> **Given data**:
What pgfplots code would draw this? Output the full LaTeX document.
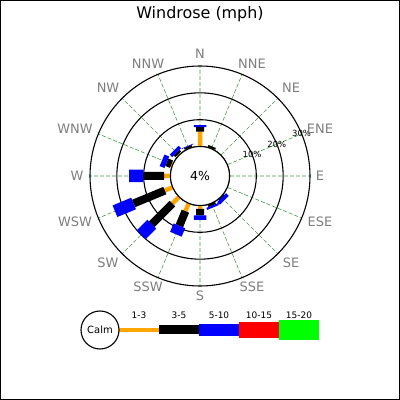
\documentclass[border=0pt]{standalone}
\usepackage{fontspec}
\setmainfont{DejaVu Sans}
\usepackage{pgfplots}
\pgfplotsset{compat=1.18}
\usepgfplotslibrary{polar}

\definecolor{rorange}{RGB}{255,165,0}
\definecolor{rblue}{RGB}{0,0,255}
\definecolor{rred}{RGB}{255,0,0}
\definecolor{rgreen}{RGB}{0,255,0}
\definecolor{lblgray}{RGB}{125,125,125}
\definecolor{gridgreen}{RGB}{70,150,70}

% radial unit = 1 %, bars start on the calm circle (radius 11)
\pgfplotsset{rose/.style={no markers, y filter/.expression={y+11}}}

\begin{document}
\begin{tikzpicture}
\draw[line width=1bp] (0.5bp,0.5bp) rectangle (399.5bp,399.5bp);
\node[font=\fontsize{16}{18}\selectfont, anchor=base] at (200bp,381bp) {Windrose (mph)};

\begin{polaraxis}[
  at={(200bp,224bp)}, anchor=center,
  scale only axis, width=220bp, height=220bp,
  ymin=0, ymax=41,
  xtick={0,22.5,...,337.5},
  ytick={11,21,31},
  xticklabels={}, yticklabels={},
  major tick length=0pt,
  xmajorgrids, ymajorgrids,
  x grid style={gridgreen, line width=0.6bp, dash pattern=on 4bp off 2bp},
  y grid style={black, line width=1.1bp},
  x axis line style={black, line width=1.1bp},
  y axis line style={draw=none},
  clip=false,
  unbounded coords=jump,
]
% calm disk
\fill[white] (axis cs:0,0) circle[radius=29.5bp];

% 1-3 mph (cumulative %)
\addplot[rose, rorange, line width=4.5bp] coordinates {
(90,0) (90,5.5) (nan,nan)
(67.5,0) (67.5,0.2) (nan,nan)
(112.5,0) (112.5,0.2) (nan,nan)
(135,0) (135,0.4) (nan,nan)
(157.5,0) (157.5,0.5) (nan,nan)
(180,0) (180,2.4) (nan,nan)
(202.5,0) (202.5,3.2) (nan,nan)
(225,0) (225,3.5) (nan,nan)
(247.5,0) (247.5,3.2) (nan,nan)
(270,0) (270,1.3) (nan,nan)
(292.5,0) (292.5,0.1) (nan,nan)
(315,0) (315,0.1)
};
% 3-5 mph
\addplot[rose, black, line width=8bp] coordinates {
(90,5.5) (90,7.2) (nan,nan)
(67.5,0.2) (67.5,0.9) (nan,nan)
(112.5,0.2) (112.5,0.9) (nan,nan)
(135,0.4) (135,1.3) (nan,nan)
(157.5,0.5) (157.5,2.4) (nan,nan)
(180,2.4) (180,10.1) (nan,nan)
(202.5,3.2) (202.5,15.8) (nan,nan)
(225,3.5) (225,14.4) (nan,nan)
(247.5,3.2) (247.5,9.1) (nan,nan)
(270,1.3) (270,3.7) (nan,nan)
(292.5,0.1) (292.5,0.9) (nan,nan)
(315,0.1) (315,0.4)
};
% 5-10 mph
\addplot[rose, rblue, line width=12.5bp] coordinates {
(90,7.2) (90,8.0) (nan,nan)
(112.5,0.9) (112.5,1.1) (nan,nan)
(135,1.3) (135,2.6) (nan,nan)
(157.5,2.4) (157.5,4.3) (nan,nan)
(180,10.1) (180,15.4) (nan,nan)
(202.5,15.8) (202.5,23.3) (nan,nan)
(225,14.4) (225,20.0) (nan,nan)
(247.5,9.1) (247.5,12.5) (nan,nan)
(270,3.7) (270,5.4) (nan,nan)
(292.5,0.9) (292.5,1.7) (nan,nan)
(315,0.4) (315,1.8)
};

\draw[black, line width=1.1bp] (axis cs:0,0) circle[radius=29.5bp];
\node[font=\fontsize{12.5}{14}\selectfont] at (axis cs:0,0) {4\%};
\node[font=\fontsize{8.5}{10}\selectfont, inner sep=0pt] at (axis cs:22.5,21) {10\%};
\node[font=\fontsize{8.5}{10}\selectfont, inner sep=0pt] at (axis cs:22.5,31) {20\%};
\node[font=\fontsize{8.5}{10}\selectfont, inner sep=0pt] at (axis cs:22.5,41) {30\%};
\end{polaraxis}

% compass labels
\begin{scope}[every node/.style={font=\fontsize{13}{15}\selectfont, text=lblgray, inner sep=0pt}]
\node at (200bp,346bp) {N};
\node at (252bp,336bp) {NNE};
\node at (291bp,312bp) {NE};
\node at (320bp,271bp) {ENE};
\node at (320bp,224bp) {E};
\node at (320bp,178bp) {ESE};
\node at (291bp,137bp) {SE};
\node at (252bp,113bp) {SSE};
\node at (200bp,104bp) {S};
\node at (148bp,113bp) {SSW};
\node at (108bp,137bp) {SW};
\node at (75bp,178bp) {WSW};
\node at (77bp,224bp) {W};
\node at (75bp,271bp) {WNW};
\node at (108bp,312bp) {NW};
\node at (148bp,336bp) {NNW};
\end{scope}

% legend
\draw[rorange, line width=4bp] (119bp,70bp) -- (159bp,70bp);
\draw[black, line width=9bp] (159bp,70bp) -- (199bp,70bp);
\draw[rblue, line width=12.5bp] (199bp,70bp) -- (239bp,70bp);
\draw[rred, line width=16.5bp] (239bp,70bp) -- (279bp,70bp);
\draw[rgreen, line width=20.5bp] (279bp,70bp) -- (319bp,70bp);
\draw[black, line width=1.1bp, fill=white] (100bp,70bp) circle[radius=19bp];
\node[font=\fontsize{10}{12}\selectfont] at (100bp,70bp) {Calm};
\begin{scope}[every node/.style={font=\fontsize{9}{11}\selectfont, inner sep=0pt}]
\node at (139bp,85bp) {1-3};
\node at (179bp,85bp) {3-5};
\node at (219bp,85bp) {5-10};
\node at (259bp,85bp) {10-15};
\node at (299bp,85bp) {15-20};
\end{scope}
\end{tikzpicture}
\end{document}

> **Direction**: From the material above, copy everything exactly but the pictures.

> **In response**:
What pgfplots code would draw this? Output the full LaTeX document.
\documentclass[border=0pt]{standalone}
\usepackage{fontspec}
\setmainfont{DejaVu Sans}
\usepackage{pgfplots}
\pgfplotsset{compat=1.18}
\usepgfplotslibrary{polar}

\definecolor{rorange}{RGB}{255,165,0}
\definecolor{rblue}{RGB}{0,0,255}
\definecolor{rred}{RGB}{255,0,0}
\definecolor{rgreen}{RGB}{0,255,0}
\definecolor{lblgray}{RGB}{125,125,125}
\definecolor{gridgreen}{RGB}{70,150,70}

% radial unit = 1 %, bars start on the calm circle (radius 11)
\pgfplotsset{rose/.style={no markers, y filter/.expression={y+11}}}

\begin{document}
\begin{tikzpicture}
\draw[line width=1bp] (0.5bp,0.5bp) rectangle (399.5bp,399.5bp);
\node[font=\fontsize{16}{18}\selectfont, anchor=base] at (200bp,381bp) {Windrose (mph)};

\begin{polaraxis}[
  at={(200bp,224bp)}, anchor=center,
  scale only axis, width=220bp, height=220bp,
  ymin=0, ymax=41,
  xtick={0,22.5,...,337.5},
  ytick={11,21,31},
  xticklabels={}, yticklabels={},
  major tick length=0pt,
  xmajorgrids, ymajorgrids,
  x grid style={gridgreen, line width=0.6bp, dash pattern=on 4bp off 2bp},
  y grid style={black, line width=1.1bp},
  x axis line style={black, line width=1.1bp},
  y axis line style={draw=none},
  clip=false,
  unbounded coords=jump,
]
% calm disk
\fill[white] (axis cs:0,0) circle[radius=29.5bp];

% 1-3 mph (cumulative %)
\addplot[rose, rorange, line width=4.5bp] coordinates {
(90,0) (90,5.5) (nan,nan)
(67.5,0) (67.5,0.2) (nan,nan)
(112.5,0) (112.5,0.2) (nan,nan)
(135,0) (135,0.4) (nan,nan)
(157.5,0) (157.5,0.5) (nan,nan)
(180,0) (180,2.4) (nan,nan)
(202.5,0) (202.5,3.2) (nan,nan)
(225,0) (225,3.5) (nan,nan)
(247.5,0) (247.5,3.2) (nan,nan)
(270,0) (270,1.3) (nan,nan)
(292.5,0) (292.5,0.1) (nan,nan)
(315,0) (315,0.1)
};
% 3-5 mph
\addplot[rose, black, line width=8bp] coordinates {
(90,5.5) (90,7.2) (nan,nan)
(67.5,0.2) (67.5,0.9) (nan,nan)
(112.5,0.2) (112.5,0.9) (nan,nan)
(135,0.4) (135,1.3) (nan,nan)
(157.5,0.5) (157.5,2.4) (nan,nan)
(180,2.4) (180,10.1) (nan,nan)
(202.5,3.2) (202.5,15.8) (nan,nan)
(225,3.5) (225,14.4) (nan,nan)
(247.5,3.2) (247.5,9.1) (nan,nan)
(270,1.3) (270,3.7) (nan,nan)
(292.5,0.1) (292.5,0.9) (nan,nan)
(315,0.1) (315,0.4)
};
% 5-10 mph
\addplot[rose, rblue, line width=12.5bp] coordinates {
(90,7.2) (90,8.0) (nan,nan)
(112.5,0.9) (112.5,1.1) (nan,nan)
(135,1.3) (135,2.6) (nan,nan)
(157.5,2.4) (157.5,4.3) (nan,nan)
(180,10.1) (180,15.4) (nan,nan)
(202.5,15.8) (202.5,23.3) (nan,nan)
(225,14.4) (225,20.0) (nan,nan)
(247.5,9.1) (247.5,12.5) (nan,nan)
(270,3.7) (270,5.4) (nan,nan)
(292.5,0.9) (292.5,1.7) (nan,nan)
(315,0.4) (315,1.8)
};

\draw[black, line width=1.1bp] (axis cs:0,0) circle[radius=29.5bp];
\node[font=\fontsize{12.5}{14}\selectfont] at (axis cs:0,0) {4\%};
\node[font=\fontsize{8.5}{10}\selectfont, inner sep=0pt] at (axis cs:22.5,21) {10\%};
\node[font=\fontsize{8.5}{10}\selectfont, inner sep=0pt] at (axis cs:22.5,31) {20\%};
\node[font=\fontsize{8.5}{10}\selectfont, inner sep=0pt] at (axis cs:22.5,41) {30\%};
\end{polaraxis}

% compass labels
\begin{scope}[every node/.style={font=\fontsize{13}{15}\selectfont, text=lblgray, inner sep=0pt}]
\node at (200bp,346bp) {N};
\node at (252bp,336bp) {NNE};
\node at (291bp,312bp) {NE};
\node at (320bp,271bp) {ENE};
\node at (320bp,224bp) {E};
\node at (320bp,178bp) {ESE};
\node at (291bp,137bp) {SE};
\node at (252bp,113bp) {SSE};
\node at (200bp,104bp) {S};
\node at (148bp,113bp) {SSW};
\node at (108bp,137bp) {SW};
\node at (75bp,178bp) {WSW};
\node at (77bp,224bp) {W};
\node at (75bp,271bp) {WNW};
\node at (108bp,312bp) {NW};
\node at (148bp,336bp) {NNW};
\end{scope}

% legend
\draw[rorange, line width=4bp] (119bp,70bp) -- (159bp,70bp);
\draw[black, line width=9bp] (159bp,70bp) -- (199bp,70bp);
\draw[rblue, line width=12.5bp] (199bp,70bp) -- (239bp,70bp);
\draw[rred, line width=16.5bp] (239bp,70bp) -- (279bp,70bp);
\draw[rgreen, line width=20.5bp] (279bp,70bp) -- (319bp,70bp);
\draw[black, line width=1.1bp, fill=white] (100bp,70bp) circle[radius=19bp];
\node[font=\fontsize{10}{12}\selectfont] at (100bp,70bp) {Calm};
\begin{scope}[every node/.style={font=\fontsize{9}{11}\selectfont, inner sep=0pt}]
\node at (139bp,85bp) {1-3};
\node at (179bp,85bp) {3-5};
\node at (219bp,85bp) {5-10};
\node at (259bp,85bp) {10-15};
\node at (299bp,85bp) {15-20};
\end{scope}
\end{tikzpicture}
\end{document}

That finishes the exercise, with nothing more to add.